16 OCTOBER! Asia Talk Series: The Steppe on Paper: Mongol Manuscript Maps of the Qing (18th-19th Century), by Dr. Anne-Sophie Pratte
Dear all,
You are cordially invited to the upcoming Asia Talk Series titled "The Steppe on Paper: Mongol Manuscript Maps of the Qing (18th-19th Century)." by Dr. Anne-Sophie Pratte.
The talk will take place in Kriton Curi Room at Albert Long Hall, Boğaziçi University South Campus on October 16 at 17:00 (Istanbul time, GMT+3). The participants who are not BU students or staff need to register via mail to:
kamil.gadirli@std.bogazici.edu
The lecture will be held in English.
Bio
Anne-Sophie Pratte is an assistant professor of history at Georgetown University
in Qatar. She completed her PhD in Inner Asian and Altaic Studies at Harvard
University and her M.A. in East Asian Studies at McGill University. Her work
was published in Late Imperial China and Etudes Mongoles et Siberiennes.

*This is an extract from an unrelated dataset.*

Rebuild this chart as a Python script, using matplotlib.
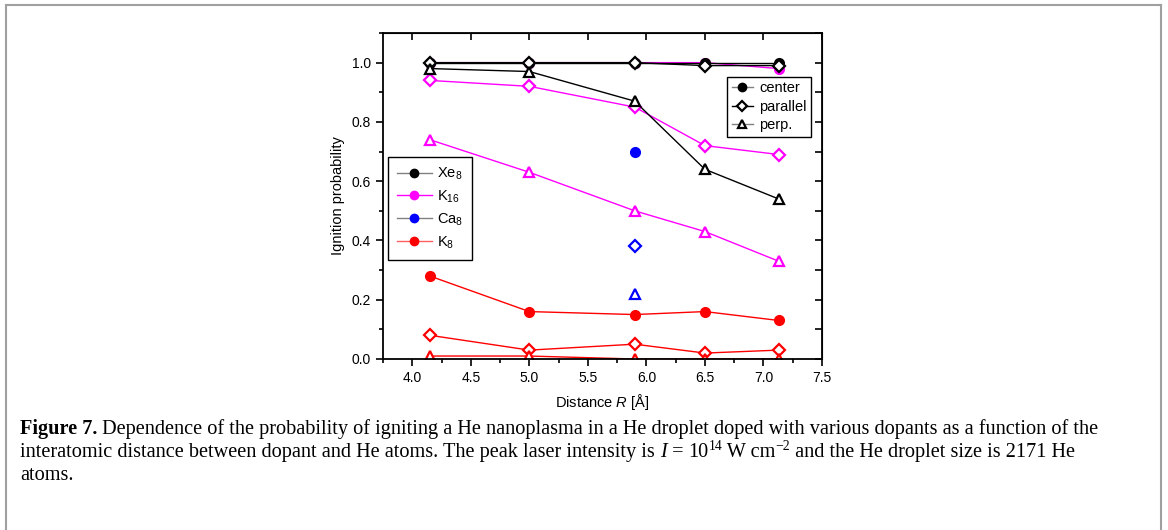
import matplotlib
matplotlib.use('Agg')
import matplotlib.pyplot as plt
from matplotlib.lines import Line2D
from matplotlib.ticker import MultipleLocator, FormatStrFormatter

plt.rcParams['font.family'] = ['Liberation Sans', 'DejaVu Sans']
plt.rcParams['mathtext.fontset'] = 'custom'
plt.rcParams['mathtext.rm'] = 'Liberation Sans'
plt.rcParams['mathtext.it'] = 'Liberation Sans:italic'

# Distance R (Å) des cinq calculs
R = [4.15, 5.0, 5.9, 6.5, 7.13]

# Xe8
xe_center = [1.0, 1.0, 1.0, 1.0, 1.0]
xe_parallel = [1.0, 1.0, 1.0, 0.99, 0.99]
xe_perp = [0.98, 0.97, 0.87, 0.64, 0.54]
# K16
k16_center = [1.0, 1.0, 1.0, 1.0, 0.98]
k16_parallel = [0.94, 0.92, 0.85, 0.72, 0.69]
k16_perp = [0.74, 0.63, 0.50, 0.43, 0.33]
# Ca8 (un seul point)
ca_R = [5.9]
ca_center = [0.70]
ca_parallel = [0.38]
ca_perp = [0.22]
# K8
k8_center = [0.28, 0.16, 0.15, 0.16, 0.13]
k8_parallel = [0.08, 0.03, 0.05, 0.02, 0.03]
k8_perp = [0.01, 0.01, 0.0, 0.0, 0.0]

W, H = 1168, 530
fig = plt.figure(figsize=(W / 100, H / 100), dpi=100)
ax = fig.add_axes([383 / W, 1 - 359 / H, (822 - 383) / W, (359 - 33) / H])

mew = 1.6

def series(x, c, p, q, col):
	# centre d'abord, les symboles ouverts par-dessus
	ax.plot(x, c, color=col, lw=1, marker='o', ms=7, mfc=col, mec=col)
	ax.plot(x, p, color=col, lw=1, marker='D', ms=6.3, mfc='white', mec=col, mew=mew)
	ax.plot(x, q, color=col, lw=1, marker='^', ms=7, mfc='white', mec=col, mew=mew)

series(R, k8_center, k8_parallel, k8_perp, '#ff0000')
series(ca_R, ca_center, ca_parallel, ca_perp, '#0000ff')
series(R, k16_center, k16_parallel, k16_perp, '#ff00ff')
series(R, xe_center, xe_parallel, xe_perp, 'black')

ax.set_xlim(3.75, 7.5)
ax.set_ylim(0, 1.1)
ax.xaxis.set_major_locator(MultipleLocator(0.5))
ax.xaxis.set_minor_locator(MultipleLocator(0.25))
ax.yaxis.set_major_locator(MultipleLocator(0.2))
ax.yaxis.set_minor_locator(MultipleLocator(0.1))
ax.xaxis.set_major_formatter(FormatStrFormatter('%.1f'))
ax.yaxis.set_major_formatter(FormatStrFormatter('%.1f'))
ax.tick_params(which='both', direction='out', labelsize=10, width=1.2)
ax.tick_params(which='major', length=5)
ax.tick_params(which='minor', length=3)
for s in ax.spines.values():
	s.set_linewidth(1.3)

# Graduations miroir vers l'intérieur
ax_top = ax.secondary_xaxis('top')
ax_top.xaxis.set_major_locator(MultipleLocator(0.5))
ax_top.tick_params(direction='in', length=5, width=1.2, labeltop=False)
ax_right = ax.secondary_yaxis('right')
ax_right.yaxis.set_major_locator(MultipleLocator(0.1))
ax_right.tick_params(direction='in', length=5, width=1.2, labelright=False)

ax.set_xlabel('Distance $R$ [Å]', fontsize=10.5, labelpad=5)
ax.set_ylabel('Ignition probability', fontsize=10.5, labelpad=5)

# Légende des dopants
h1 = [Line2D([], [], color=lc, lw=1, marker='o', ms=6, mfc=c, mec=c)
	for c, lc in [('black', '#808080'), ('#ff00ff', '#ff00ff'), ('#0000ff', '#808080'), ('#ff0000', '#ff6060')]]
leg1 = ax.legend(h1, ['Xe$_8$', 'K$_{16}$', 'Ca$_8$', 'K$_8$'], loc='upper left',
	bbox_to_anchor=(0.011, 0.62), borderaxespad=0, fontsize=10.5, fancybox=False,
	edgecolor='black', framealpha=1, handlelength=2.4, handletextpad=0.4,
	labelspacing=0.45, borderpad=0.6)
leg1.get_frame().set_linewidth(1)
ax.add_artist(leg1)

# Légende des géométries
h2 = [Line2D([], [], color='#808080', lw=1, marker='o', ms=6, mfc='black', mec='black'),
	Line2D([], [], color='black', lw=1, marker='D', ms=5, mfc='white', mec='black', mew=mew),
	Line2D([], [], color='#808080', lw=1, marker='^', ms=5.5, mfc='white', mec='black', mew=mew)]
leg2 = ax.legend(h2, ['center', 'parallel', 'perp.'], loc='upper left',
	bbox_to_anchor=(0.784, 0.865), borderaxespad=0, fontsize=10.5, fancybox=False,
	edgecolor='black', framealpha=1, handlelength=1.5, handletextpad=0.4,
	labelspacing=0.3, borderpad=0.3)
leg2.get_frame().set_linewidth(1)

# Cadre gris autour de la figure
for xs, ys in [([6, 6], [H, 5]), ([6, 1161], [5, 5]), ([1161, 1161], [5, H])]:
	fig.add_artist(Line2D([x / W for x in xs], [1 - y / H for y in ys], color='#a0a0a0', lw=1.5))

# Légende de la figure, morceau par morceau
renderer = fig.canvas.get_renderer()
fs = 14.6
serif = ['Liberation Serif', 'DejaVu Serif']

def write(pieces, x, y):
	for txt, kw in pieces:
		dy = kw.pop('dy', 0)
		t = fig.text(x / W, 1 - (y - dy) / H, txt, family=serif, va='baseline', **kw)
		x += t.get_window_extent(renderer).width

small = dict(fontsize=fs * 0.68, dy=7)
write([('Figure 7.', dict(fontsize=fs, weight='bold')),
	(' Dependence of the probability of igniting a He nanoplasma in a He droplet doped with various dopants as a function of the',
	dict(fontsize=fs))], 20, 434)
write([('interatomic distance between dopant and He atoms. The peak laser intensity is ', dict(fontsize=fs)),
	('I', dict(fontsize=fs, style='italic')),
	(' = ', dict(fontsize=fs)), ('10', dict(fontsize=fs)), ('14', dict(small)),
	(' W cm', dict(fontsize=fs)), ('\u22122', dict(small)),
	(' and the He droplet size is 2171 He', dict(fontsize=fs))], 20, 457)
write([('atoms.', dict(fontsize=fs))], 20, 480)

fig.savefig('out.png', dpi=100)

In partnership with the Maclean Collection, she directed the making of an
interactive Manchu historical map for the Norman B. Leventhal Map &
Education Center at the Boston Public Library email: ap1897@georgetown.edu
Abstract
As the Chinese-Manchu Qing state consolidated its power over the steppe regions from the late eighteenth to the early twentieth century, it instructed local Mongols to produce maps of newly created administrative units. Local mapmakers thus created hundreds of maps, becoming the architects of successive mapping systems and making and remaking the geography of the Mongol steppe. Though scholars often assume that nomadic groups produced few written records, this book demonstrates that pastoralists Mongols not only created hundreds of local maps but shaped the imperial geography of early modern China and Inner Asia with their distinctive aesthetic, which conveyed localized understandings of mapping and territoriality. These cartographic illustrations revealed indigenous practices of land use and pastoral migrations that differed from the ideal categories set at the metropole level.